- Traditional Chinese: 決裂
- Simplified Chinese: 决裂
- Hanyu Pinyin: Juéliè
- Directed by: Li Wenhua
- Written by: Chunchao; Zhou Jie;
- Starring: Guo Zhenqing; Wang Suya;
- Cinematography: Zheng Yuyuan; Luo De'an;
- Music by: Lü Yuan; Tang He;
- Production company: Beijing Film Studio
- Release date: January 1, 1976;
- Running time: 127 minutes
- Country: China
- Language: Mandarin

= Breaking with Old Ideas =

1975 film

Breaking with Old Ideas (also known as The Breakup) is a 1975 Chinese propaganda film directed by Li Wenhua. The film is one of the few that were produced during the Cultural Revolution. As a result of the political upheaval taking place, Breaking with Old Ideas's plot was heavily regulated under highly codified guidelines on story and characterization so that it would have a mass character, as opposed to an individual focused character, namely proletarian politics as opposed to bourgeois politics. The film draws inspiration from issues with schooling in China at the time, such as that there was too much study, and too little social practice.

Breaking with Old Ideas was one of the first films that was removed from public viewing after the Gang of Four was overthrown and the educational revolution campaign was ended.

==Plot==
In 1958, the Chinese Communist Party sends Long Guozheng (Guo Zhenqing), a graduate of the Counter-Japanese Military and Political University, to head the newly established Jiangxi Communist Labour University (today's Jiangxi Agricultural University).
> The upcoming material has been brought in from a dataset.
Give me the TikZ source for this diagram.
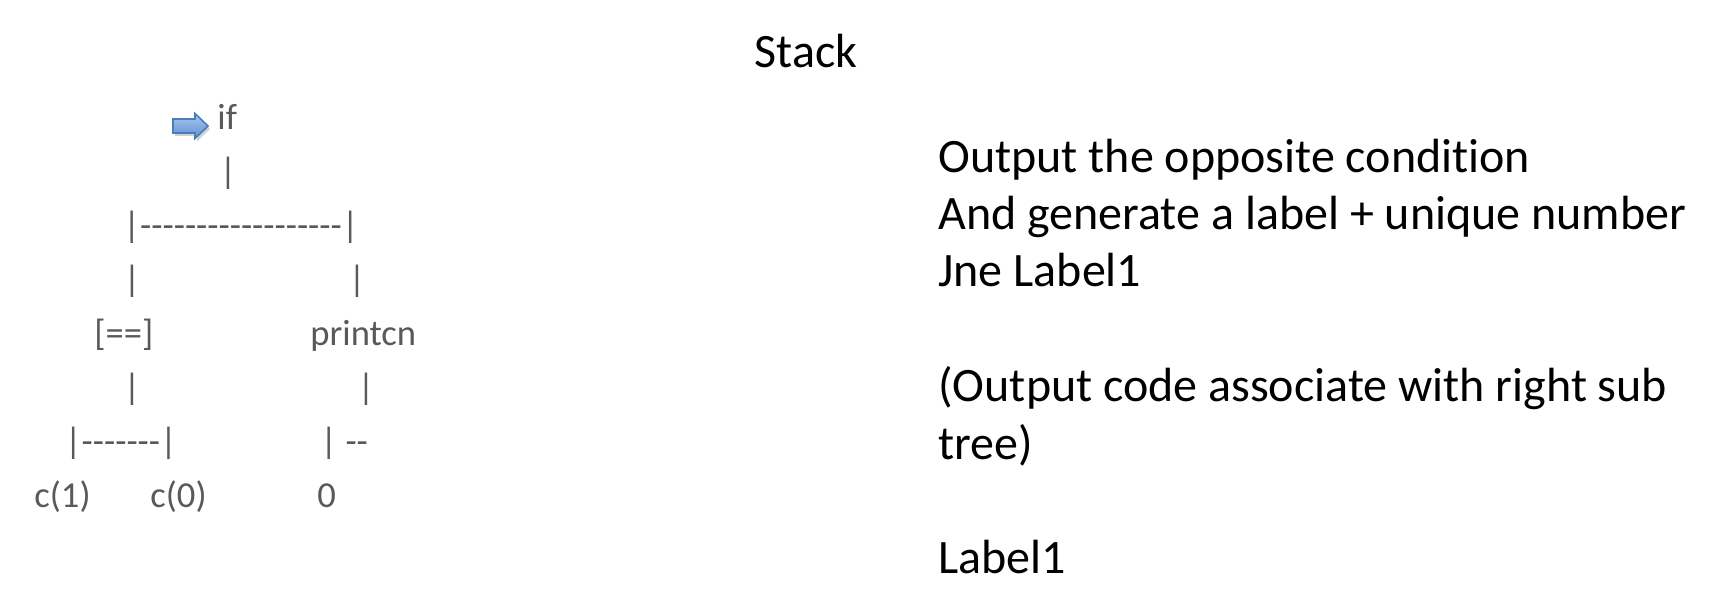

The school's more capitalist elements, such as aiming for high bourgeois academic standards, and refusal to admit poorly-educated (according to bourgeois standards) peasants clash with Long's more communistic approach. He advocates only admitting students from the working class, and begins innovative changes—to the dismay of many other staff—such as putting more emphasis on hard labor than classroom learning, switching courses to accommodate experiential learning, removing impractical sections from the curriculum, holding lessons in the field, and excusing students who miss exams to work for the commune. Later, a student, Li Jinfeng (Wang Suya), whom Long considers an exemplary follower of the "educational revolution", faces expulsion and is put on trial. The masses come out in support of her and denounce those taking the capitalist line on education. Those in power taking the capitalist line decide to shut down the college as a result. In the end, the college is saved by the will of the peasants and a pronouncement from Mao Zedong himself.

== Cast ==
- Guo Zhenqing as Long Guozheng
- Wang Suya as Li Jinfeng
- Wen Xiying as Deputy Secretary Tang
- Xu Zhan as Xu Niuzai
- Zhang Zheng as Old Representative
- Li Shijiang as Jiang Danian
- Hou Guanqun as Yu Gang
- Xiang Hong as Cao Xiaomei
- Wu Jing as Xiao Ping

== Release ==
Breaking with Old Ideas was released on New Year's Day in 1976. Commentary articles at the time believed that the film joined the great debate on the educational revolution at the right time, "powerfully refuted the strange ideas in the education sector, fought back against the rightist trend of reversing the verdict of the proletarian Cultural Revolution, and played an inspiring and combative role." After the Smashing of the Gang of Four, Li Wenhua was censored and criticized mainly because he made another film, Counterattack, and Breaking with Old Ideas was not classified as a conspiracy film. In 1979, the People's Daily published an article criticizing the film, "What kind of film is The Breakup?"

=== Later evaluation ===
Li Wenhua, Guo Zhenqing, and Ge Cunzhuang later expressed limited affirmation of the film. Pan Tianqiang, a professor at the School of Literature of Renmin University of China, held a negative attitude towards the film, believing that it completely distorted the Communist Party's model of "adapting to local conditions and running schools at different levels."